Niestety pierwszy program utwierdził mnie w przekonaniu, że staw potrzebował miejsca w którym ryby z dna będą prosić o pozwolenie wyjścia z mułu. Żenujący poziom humoru, znacznie poniżej oczekiwań. Czy dzisiejsza kultura masowa musi opierać się na głupocie? Myślałem, że to przez to, że scenariusze do programów pisał sztab wyspecjalizowanych specialistów (speców od humoru, obserwatorów życia - jacy oni są to widać w programach). Później Szymon został uwolniony, wypłynął troszeczkę powyżej dna, zaczęło być nawet miejscami zabawnie. Do czasu, po chwili zwalił się z impetem w gęsty denny muł i tam już pozostał. Szkoda, on naprawdę ma potencjał.

czwartek, grudnia 06, 2007

Kobiecy umysł


Kobiecy umysł jak widzi gdzieś jakiś papier to od razu przypisuje mu funkcję śmiecia i automatycznie zwija w kulkę. Tylko czasem coś ważnego zaginie.

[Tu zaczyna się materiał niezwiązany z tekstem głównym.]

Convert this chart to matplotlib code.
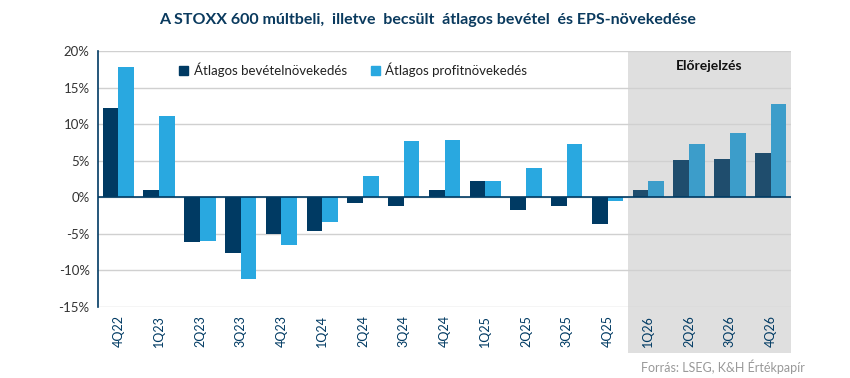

niedziela, grudnia 02, 2007

Beowulf

Pierwszy raz o tym filmie usłyszałem z telewizji, co jest dziwne jak dla mnie gdyż większość ciekawych filmów oberwuję już od etapu ukończenia zdjęć. Ten film był mi kompletnie nieznany, nie kojarzyłem nawet faktu, że jest on w pełni wykonany przy pomocy komputera. Film obejrzałem, w kinie, nawet zapłaciłem za tę przyjemność, co prawda korzystając z karty zniżkowej, ale zapłaciłem.
Wrażenia? Historia ciekawa, efekty specjalne oki (czy w filmie w pełni komputerowym można mówić o efektach specjalnych?). Pięknie zrobione krajobrazy, postacie ciekawe. Niestety, komputerowo generowana twarz nie jest w stanie zatrzymać mojej uwagi na dłużej niż pół minuty. Scenariusz jest spójny, choć trochę przewidywalny. Starzenie się jest ładnie oddane. Niektóre kobiety są chyba klonowane. No i największa porażka filmu, drewniane koniki. Trucht konia jest oddany w tak sztuczny sposób, że aż przykro się na to patrzy.
W sumie film mogę polecić, dla historii i muzyki której warto posłuchać również poza filmem.